To fund a crypto account, users must link it to a sourcing account that ultimately requires a connection to a non-crypto financial instrument or account. The exception is when users are simply mining crypto.
Whether through the blockchain or one of these accounts, fraudsters’ primary modes of attack involve one of the following:
- Use stolen account credentials from a traditional bank or credit card to connect a victim account to a crypto account, then siphon off the funds. This is referred to as account takeover, or ATO.
- Set up fake accounts for the purposes of money laundering; in these cases, fraudsters control both the source account and crypto accounts.
- Run scams that convince people to make payments to crypto accounts with a promise of delivering goods or services, then making off with the funds.
- Take advantage of the crypto exchanges, attacking vulnerable or poorly designed code, to siphon off funds as they transfer between the different crypto wallets.
- Perform basic ATO attacks where fraudsters steal the credentials to crypto wallets, then siphon off the funds.
With all of these entry points for attack, multiple, integrated lines of defense that work together are required to optimally protect crypto users. Fortunately, multi-layered security technologies of this kind already exist in the traditional financial services and ecommerce markets today; they represent a great opportunity to also solve some of these challenges in the cryptocurrency ecosystem. The following layers represent the leading lines of defense and are increasingly including digital signals, behavior and biometric solutions:
- Identity verification tools that leverage authenticated identity to ensure that users are who they claim to be.
- Device intelligence and recognition which, when used in conjunction with personally identifiable information (PII), identify anomalous behavior (e.g., detecting a device in southeast Asia that is opening accounts using UK-based identity data). Fraudsters tend to open multiple accounts in short bursts of time, which can easily be spotted with sophisticated and proven device intelligence.
- Network analysis that includes a combination of IP intelligence, ISP (internet service provider) intelligence, traffic pattern observation and more.
- Behavioral biometrics that capture how users are interacting with their devices. Isolating how devices navigate apps or websites can help detect fraud, especially when paired with strong device intelligence.
- Document verification with selfie and liveness testing that can authenticate users during onboarding or as a step-up function for high risk events.
- Leveraging mobile phone number data and signals that can streamline both onboarding and authentication processes.
- Link-analysis technology that identifies ring activity or broader, organized attack activity.
- Identity-graphing capabilities that can stitch together digital and non-digital data about a consumer, including a histogram of their activity across crypto ecosystems.
Connecting these various layered solutions can be challenging, as businesses try to figure out how and when to use each one. Deciding which of these lines of defense to deploy depends on the user journey. It requires finding the right balance between serving the necessary prompts to mitigate fraud and using identity data to verify users without making them stop to authenticate themselves, thus sacrificing convenience and their brand experience.
Smart orchestration and machine-learning decisioning technologies can help reconcile which identity and fraud solutions to activate.

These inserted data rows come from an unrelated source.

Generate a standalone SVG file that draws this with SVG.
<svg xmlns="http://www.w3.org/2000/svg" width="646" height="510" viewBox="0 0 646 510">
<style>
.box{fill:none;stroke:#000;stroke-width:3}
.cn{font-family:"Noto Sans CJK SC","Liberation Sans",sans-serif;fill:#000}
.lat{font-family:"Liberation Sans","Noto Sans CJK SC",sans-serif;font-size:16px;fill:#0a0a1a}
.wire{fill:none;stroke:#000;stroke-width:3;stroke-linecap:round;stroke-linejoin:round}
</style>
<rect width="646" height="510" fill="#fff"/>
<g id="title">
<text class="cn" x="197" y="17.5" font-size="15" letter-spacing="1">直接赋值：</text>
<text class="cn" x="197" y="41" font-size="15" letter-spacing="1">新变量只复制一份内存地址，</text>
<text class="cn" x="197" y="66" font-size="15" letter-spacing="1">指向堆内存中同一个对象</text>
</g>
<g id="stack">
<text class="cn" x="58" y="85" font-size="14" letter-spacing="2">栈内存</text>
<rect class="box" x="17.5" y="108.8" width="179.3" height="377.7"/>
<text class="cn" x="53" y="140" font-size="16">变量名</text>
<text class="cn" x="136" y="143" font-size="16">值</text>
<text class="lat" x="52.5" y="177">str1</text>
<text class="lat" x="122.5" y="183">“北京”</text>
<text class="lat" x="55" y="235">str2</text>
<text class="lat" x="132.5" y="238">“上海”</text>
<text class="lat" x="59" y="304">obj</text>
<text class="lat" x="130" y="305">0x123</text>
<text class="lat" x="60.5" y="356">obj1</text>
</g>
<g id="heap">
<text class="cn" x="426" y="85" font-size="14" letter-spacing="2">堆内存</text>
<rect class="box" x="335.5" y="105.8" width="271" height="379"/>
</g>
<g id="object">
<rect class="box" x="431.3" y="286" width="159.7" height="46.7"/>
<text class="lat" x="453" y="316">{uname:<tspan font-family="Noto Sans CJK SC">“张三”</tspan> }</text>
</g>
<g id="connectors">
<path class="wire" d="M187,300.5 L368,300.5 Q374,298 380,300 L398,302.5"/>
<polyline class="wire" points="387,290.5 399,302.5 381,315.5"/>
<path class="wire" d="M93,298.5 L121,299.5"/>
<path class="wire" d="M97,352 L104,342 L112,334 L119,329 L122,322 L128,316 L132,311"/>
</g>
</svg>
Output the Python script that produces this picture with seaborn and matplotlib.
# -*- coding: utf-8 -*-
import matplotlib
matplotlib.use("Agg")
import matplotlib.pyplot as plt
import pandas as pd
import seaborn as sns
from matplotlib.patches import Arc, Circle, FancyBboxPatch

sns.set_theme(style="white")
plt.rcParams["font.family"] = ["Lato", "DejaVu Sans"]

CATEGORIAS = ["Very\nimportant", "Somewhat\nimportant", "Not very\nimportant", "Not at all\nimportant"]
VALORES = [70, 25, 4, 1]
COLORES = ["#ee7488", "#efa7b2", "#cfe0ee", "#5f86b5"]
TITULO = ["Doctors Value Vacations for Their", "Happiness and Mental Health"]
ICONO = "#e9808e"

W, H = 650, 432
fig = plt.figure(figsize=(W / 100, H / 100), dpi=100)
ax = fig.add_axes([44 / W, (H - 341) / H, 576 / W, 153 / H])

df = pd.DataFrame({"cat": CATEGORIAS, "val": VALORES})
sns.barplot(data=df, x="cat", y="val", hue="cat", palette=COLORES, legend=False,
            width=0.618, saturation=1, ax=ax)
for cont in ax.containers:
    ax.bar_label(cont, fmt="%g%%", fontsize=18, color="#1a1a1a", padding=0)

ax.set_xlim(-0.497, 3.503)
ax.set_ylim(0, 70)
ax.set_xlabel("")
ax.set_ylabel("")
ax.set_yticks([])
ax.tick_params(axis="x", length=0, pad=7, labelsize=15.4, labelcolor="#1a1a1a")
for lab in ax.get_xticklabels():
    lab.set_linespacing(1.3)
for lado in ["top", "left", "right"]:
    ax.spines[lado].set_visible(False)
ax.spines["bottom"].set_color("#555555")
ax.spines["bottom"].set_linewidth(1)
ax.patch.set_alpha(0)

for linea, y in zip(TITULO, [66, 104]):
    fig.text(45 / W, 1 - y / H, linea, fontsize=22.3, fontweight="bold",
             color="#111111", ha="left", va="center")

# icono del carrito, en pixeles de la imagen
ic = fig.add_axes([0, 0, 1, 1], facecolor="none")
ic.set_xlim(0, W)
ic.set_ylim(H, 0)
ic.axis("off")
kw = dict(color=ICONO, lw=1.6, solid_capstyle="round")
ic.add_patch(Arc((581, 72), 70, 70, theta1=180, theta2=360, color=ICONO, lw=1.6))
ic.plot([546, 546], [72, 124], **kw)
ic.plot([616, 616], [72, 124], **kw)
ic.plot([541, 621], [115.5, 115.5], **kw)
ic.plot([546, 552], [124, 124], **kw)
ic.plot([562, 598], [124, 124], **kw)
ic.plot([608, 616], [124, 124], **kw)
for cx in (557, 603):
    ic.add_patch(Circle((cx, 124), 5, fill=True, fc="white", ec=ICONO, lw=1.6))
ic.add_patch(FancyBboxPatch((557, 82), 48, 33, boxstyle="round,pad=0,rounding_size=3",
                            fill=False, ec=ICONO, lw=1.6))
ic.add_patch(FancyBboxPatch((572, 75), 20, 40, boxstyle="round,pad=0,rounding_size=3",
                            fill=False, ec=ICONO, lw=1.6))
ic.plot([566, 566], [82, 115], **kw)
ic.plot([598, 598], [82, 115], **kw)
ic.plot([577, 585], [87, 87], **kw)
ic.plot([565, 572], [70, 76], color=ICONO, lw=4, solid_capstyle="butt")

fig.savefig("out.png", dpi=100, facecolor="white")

These technologies will choreograph the required workflow and perform the complex work of reviewing the raw data from the above systems to come up with a single, best answer at every moment across a user journey and detect bad actors in a privacy-compliant manner. These solutions can also optimize the right solution set for better cost management.

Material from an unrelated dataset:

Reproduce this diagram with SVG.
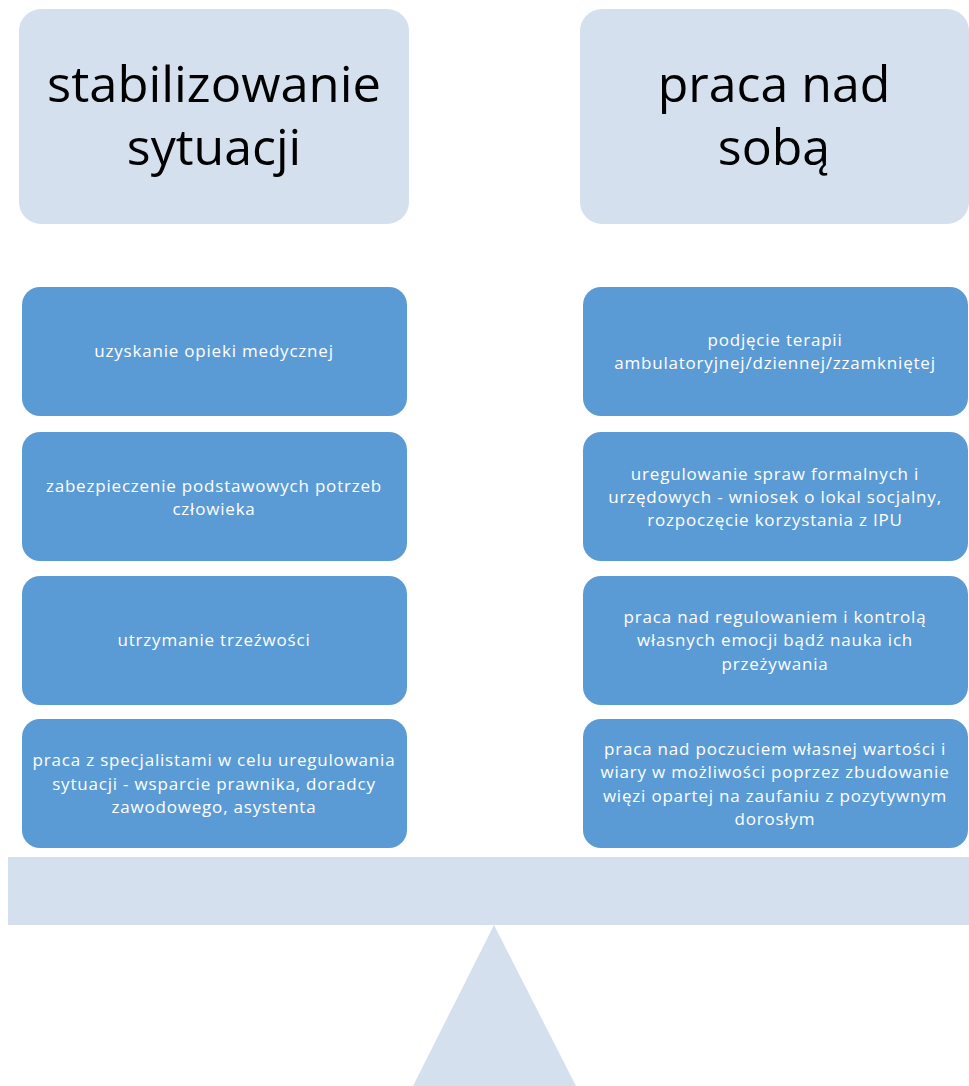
<svg xmlns="http://www.w3.org/2000/svg" width="969" height="1086" viewBox="0 0 969 1086">
<style>
.head{fill:#D5E0EF}
.item{fill:#5B9BD5}
.ht{font-family:"Open Sans","Noto Sans",sans-serif;font-size:50px;fill:#000;text-anchor:middle}
.it{font-family:"Open Sans","Noto Sans",sans-serif;font-size:17px;letter-spacing:0.8px;fill:#fff;text-anchor:middle}
</style>
<rect width="969" height="1086" fill="#fff"/>
<g id="head-left"><rect class="head" x="19" y="9" width="390" height="215" rx="22"/>
<text class="ht" x="214" y="102" textLength="334" lengthAdjust="spacingAndGlyphs">stabilizowanie</text>
<text class="ht" x="214" y="165">sytuacji</text></g>
<g id="head-right"><rect class="head" x="580" y="9" width="389" height="215" rx="22"/>
<text class="ht" x="774" y="102">praca nad</text>
<text class="ht" x="774" y="165">sobą</text></g>

<g id="l1"><rect class="item" x="22" y="287" width="385" height="129" rx="18"/>
<text class="it" x="214" y="357">uzyskanie opieki medycznej</text></g>
<g id="l2"><rect class="item" x="22" y="432" width="385" height="129" rx="18"/>
<text class="it" x="214" y="492">zabezpieczenie podstawowych potrzeb</text>
<text class="it" x="214" y="515">człowieka</text></g>
<g id="l3"><rect class="item" x="22" y="576" width="385" height="129" rx="18"/>
<text class="it" x="214" y="646">utrzymanie trzeźwości</text></g>
<g id="l4"><rect class="item" x="22" y="719" width="385" height="129" rx="18"/>
<text class="it" x="214" y="766">praca z specjalistami w celu uregulowania</text>
<text class="it" x="214" y="790">sytuacji - wsparcie prawnika, doradcy</text>
<text class="it" x="214" y="813">zawodowego, asystenta</text></g>

<g id="r1"><rect class="item" x="583" y="287" width="385" height="129" rx="18"/>
<text class="it" x="775" y="346">podjęcie terapii</text>
<text class="it" x="775" y="369">ambulatoryjnej/dziennej/zzamkniętej</text></g>
<g id="r2"><rect class="item" x="583" y="432" width="385" height="129" rx="18"/>
<text class="it" x="775" y="480">uregulowanie spraw formalnych i</text>
<text class="it" x="775" y="503">urzędowych - wniosek o lokal socjalny,</text>
<text class="it" x="775" y="526">rozpoczęcie korzystania z IPU</text></g>
<g id="r3"><rect class="item" x="583" y="576" width="385" height="129" rx="18"/>
<text class="it" x="775" y="623">praca nad regulowaniem i kontrolą</text>
<text class="it" x="775" y="646">własnych emocji bądź nauka ich</text>
<text class="it" x="775" y="670">przeżywania</text></g>
<g id="r4"><rect class="item" x="583" y="719" width="385" height="129" rx="18"/>
<text class="it" x="775" y="755">praca nad poczuciem własnej wartości i</text>
<text class="it" x="775" y="778">wiary w możliwości poprzez zbudowanie</text>
<text class="it" x="775" y="802">więzi opartej na zaufaniu z pozytywnym</text>
<text class="it" x="775" y="825">dorosłym</text></g>

<g id="beam"><rect class="head" x="8" y="857" width="961" height="68"/></g>
<g id="fulcrum"><polygon class="head" points="494,925 576,1086 413,1086"/></g>
<g id="connectors"></g>
</svg>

What does this mean for the global biometric technology market? Behavioral biometrics and non-biometric information already factor into identity and fraud-prevention modalities for decentralized finance (DeFi) today. As increased regulation and security requirements enter the DeFi ecosystem, more opportunities will exist for enhanced biometric inputs (facial, fingerprint, iris, voice) to augment a consumer’s identity data to help authenticate individuals and businesses that conduct transactions.
That biometric data that is integrated into corporate, government, law enforcement, and banking and financial institution identity-decisioning systems can ultimately enable safer, personalized interactions with consumers and an accelerated user experience, and “choice” certainly matters. In this way, biometric technology will play a vital role in helping to instill greater consumer trust in the DeFi ecosystem.